Sitting in silence, on a cushion, crossed-legged, straight-spined and still. A bit of a nightmare, right?
I introduced a group of women to mindfulness recently. After a short taster I asked for their reflection. No volunteers. Finally someone uttered that it was good. Another faint voice followed with a hesitant “relaxing” comment. Many stayed quiet, probably disappointed and too polite to say, that the bliss they expected never arrived. Was it just me who spent the “mindful” moments fixated on my sore buttocks, obsessing about tomorrow’s meeting at work and fighting the urge to play with my hair?
For many of us, even those past their 4th birthday, it is hard to achieve comfortable stillness, whether physical or mental. ADHD might make this glorious state seem especially remote: we tune into ourselves in hope for tranquility only to have the unsettling chaos and overwhelming noise we are so desperate to escape brought to the centre of our consciousness. It is justified to question one’s sanity following such attempts!
What is mindfulness?
There has been a buzz around mindfulness and for a good reason, too. Numerous studies confirm what has been known for centuries: frequent mindfulness practice, while not a magic pill, supports well-being and ultimately mental health. Folks with ADHD and other challenges should pay attention, therefore (pun very much intended): mindfulness might help you with focus, impulse control, low mood, anxiety, to name just a few areas of our common and oh-so-frequently-fought battles.

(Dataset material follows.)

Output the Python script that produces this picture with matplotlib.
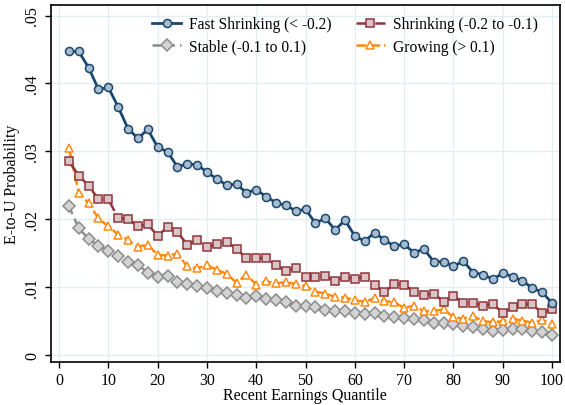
import matplotlib

matplotlib.use("Agg")
import matplotlib.pyplot as plt

plt.rcParams["font.family"] = ["Liberation Serif", "DejaVu Serif"]

quantil = list(range(2, 101, 2))

fast_shrinking = [
    0.0447, 0.0447, 0.0423, 0.0391, 0.0394, 0.0365, 0.0333, 0.0319, 0.0332, 0.0306,
    0.0299, 0.0277, 0.0281, 0.0280, 0.0269, 0.0259, 0.0250, 0.0251, 0.0239, 0.0243,
    0.0233, 0.0224, 0.0220, 0.0212, 0.0214, 0.0194, 0.0201, 0.0184, 0.0198, 0.0175,
    0.0167, 0.0180, 0.0169, 0.0160, 0.0163, 0.0150, 0.0156, 0.0137, 0.0137, 0.0130,
    0.0138, 0.0121, 0.0118, 0.0111, 0.0120, 0.0115, 0.0109, 0.0098, 0.0092, 0.0076,
]
shrinking = [
    0.0285, 0.0264, 0.0249, 0.0229, 0.0229, 0.0201, 0.0200, 0.0189, 0.0192, 0.0175,
    0.0188, 0.0181, 0.0162, 0.0169, 0.0158, 0.0163, 0.0166, 0.0156, 0.0142, 0.0142,
    0.0142, 0.0132, 0.0123, 0.0128, 0.0115, 0.0115, 0.0116, 0.0109, 0.0115, 0.0111,
    0.0115, 0.0103, 0.0092, 0.0104, 0.0103, 0.0093, 0.0088, 0.0090, 0.0078, 0.0087,
    0.0076, 0.0076, 0.0072, 0.0075, 0.0061, 0.0070, 0.0074, 0.0074, 0.0061, 0.0067,
]
stable = [
    0.0219, 0.0186, 0.0171, 0.0160, 0.0153, 0.0146, 0.0137, 0.0132, 0.0121, 0.0115,
    0.0116, 0.0107, 0.0104, 0.0101, 0.0098, 0.0094, 0.0091, 0.0088, 0.0084, 0.0086,
    0.0082, 0.0080, 0.0077, 0.0072, 0.0072, 0.0070, 0.0066, 0.0064, 0.0064, 0.0062,
    0.0060, 0.0062, 0.0057, 0.0055, 0.0054, 0.0052, 0.0051, 0.0046, 0.0047, 0.0045,
    0.0042, 0.0040, 0.0038, 0.0035, 0.0036, 0.0037, 0.0038, 0.0035, 0.0034, 0.0029,
]
growing = [
    0.0304, 0.0239, 0.0223, 0.0201, 0.0189, 0.0177, 0.0169, 0.0159, 0.0162, 0.0147,
    0.0146, 0.0149, 0.0130, 0.0127, 0.0132, 0.0125, 0.0119, 0.0106, 0.0118, 0.0103,
    0.0108, 0.0105, 0.0107, 0.0104, 0.0101, 0.0093, 0.0090, 0.0085, 0.0084, 0.0080,
    0.0078, 0.0083, 0.0079, 0.0077, 0.0069, 0.0072, 0.0064, 0.0064, 0.0067, 0.0055,
    0.0053, 0.0057, 0.0049, 0.0048, 0.0049, 0.0053, 0.0050, 0.0047, 0.0051, 0.0045,
]

x_ticks = list(range(0, 101, 10))
y_ticks = [0, 0.01, 0.02, 0.03, 0.04, 0.05]
y_labels = ["0", ".01", ".02", ".03", ".04", ".05"]

fig = plt.figure(figsize=(5.65, 4.06), dpi=100)
ax = fig.add_axes([0.0897, 0.105, 0.9013, 0.881])

series = [
    (fast_shrinking, "Fast Shrinking (< -0.2)",
     dict(color="#1a476f", linewidth=2.0, linestyle="-", marker="o",
          markerfacecolor="#a9bccd", markeredgecolor="#1a476f", zorder=5)),
    (shrinking, "Shrinking (-0.2 to -0.1)",
     dict(color="#90353b", linewidth=1.8, linestyle=(0, (6, 1.5)), marker="s",
          markerfacecolor="#d9c5c6", markeredgecolor="#90353b", zorder=4)),
    (stable, "Stable (-0.1 to 0.1)",
     dict(color="#8c8c8c", linewidth=1.8, linestyle=(0, (3.5, 2)), marker="D",
          markerfacecolor="#d3d3d3", markeredgecolor="#8c8c8c", zorder=2)),
    (growing, "Growing (> 0.1)",
     dict(color="#ff8a10", linewidth=1.8, linestyle=(0, (4, 1.5)), marker="^",
          markerfacecolor="white", markeredgecolor="#ff8a10", zorder=3)),
]
handles = {}
for valores, rotulo, estilo in series:
    (h,) = ax.plot(quantil, valores, markersize=5.8, markeredgewidth=1.1,
                   label=rotulo, **estilo)
    handles[rotulo] = h

ax.set_xlim(-1.7, 101.6)
ax.set_ylim(-0.00115, 0.0516)
ax.set_xticks(x_ticks)
ax.set_yticks(y_ticks)
ax.set_yticklabels(y_labels, rotation=90, va="center")
ax.tick_params(labelsize=11.5, length=4, width=1)
ax.tick_params(axis="x", pad=3)
ax.grid(True, color="#e3eef0", linewidth=1.0)
ax.set_axisbelow(True)
for s in ax.spines.values():
    s.set_linewidth(1.2)
    s.set_color("black")

ax.set_xlabel("Recent Earnings Quantile", fontsize=11.5, labelpad=-1)
ax.set_ylabel("E-to-U Probability", fontsize=11.5, labelpad=3)

ordem = ["Fast Shrinking (< -0.2)", "Stable (-0.1 to 0.1)",
         "Shrinking (-0.2 to -0.1)", "Growing (> 0.1)"]
ax.legend([handles[k] for k in ordem], ordem, ncol=2, loc="upper left",
          bbox_to_anchor=(0.187, 0.985), frameon=False, fontsize=11.2,
          handlelength=1.85, handletextpad=0.5, columnspacing=1.6,
          labelspacing=0.42, borderaxespad=0.0)

fig.savefig("out.png", dpi=100, facecolor="white")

One catch is that it can only work when actually practiced, ideally every day (sorry). More like a change of lifestyle rather than a two-week crash diet, is what I’m talking about. Even if mindfulness sometimes brings into consciousness things what we’d rather push far, far away, it definitely nudges us to be present with the wholesomeness of life. In mindfulness we also train the mind to suspend judgment, and, oh boy, is it a skill that can make the world a better place. We exercise self-kindness and acceptance of the momentarily status-quo: much of what is already is, so you might as well, hm, recognise that in this moment this really is, regardless of whether you like it or not…? Makes some sense, tell me it doesn’t. Last, but definitely not least, we practice gratitude for all the daily greatness we overlook. It’s an instant mood booster, go ahead and test it out!
So what do I do?
You likely have figured out where I’m going with this – and you don’t have to sit still to practice. It really is ok if you find it hard, I hope you know that. Mindful living means a lot of things, including enjoying the smell, taste and textures of your ice-cream. Racing on your bike through a fragrant forest, diving into wild ocean waves, enjoying the softness of your paintbrush as it smears colours on the page and singing your lungs out in the shower – as long as you’re present with your activity. It doesn’t mean being free of thoughts either, you are already being mindful when you notice whatever fills your mind.
Here is one way you can be mindful while active, step by step, so to speak:
- Starting to walk at a comfortable pace (or running if you feel particularly energetic – we’re noticing our body’s needs and honouring them). You can walk around your room, on a picturesque beach, in an overpriced fitness outfit or sweat pants. Take a pick and off you go.
- Taking a few deep, conscious breaths. Let the air fill your lungs. Exhale fully.
- Noticing the sensations in your body, whatever draws your attention. (If something distracts you notice that and gently come back to the body).
- Noticing your thoughts. If judgment appears, and it likely will, just noticing it is enough, and letting it pass – a thought is no more than a temporary event. Apply self-kindness to whatever you notice.
- Consciously shifting attention outwards. Noticing your surroundings and allowing yourself time to take in the view, the smell, the sounds. There is no need to strive towards a specific experience.
- Bringing your attention back to your awesome body (yeah, pretty awesome). It can be the breath in your chest or nostrils. Your feet as they hit the ground, thigh muscles, shoulders or whatever body part that attracts your attention.
And that’s it. See what happens when you make your practice longer or shorter. Check it out on different days and different times as your experience will likely vary. Play and experiment, adjust and make it yours.
A word of caution if you are a trauma survivor: if you find paying attention to anything specific triggering, redirect your attention away and towards neutral stimuli. You can greatly benefit from mindfulness, just be sure that you have a skilled mindfulness teacher to guide you.
Mindful is the new cool, let’s go and live here now.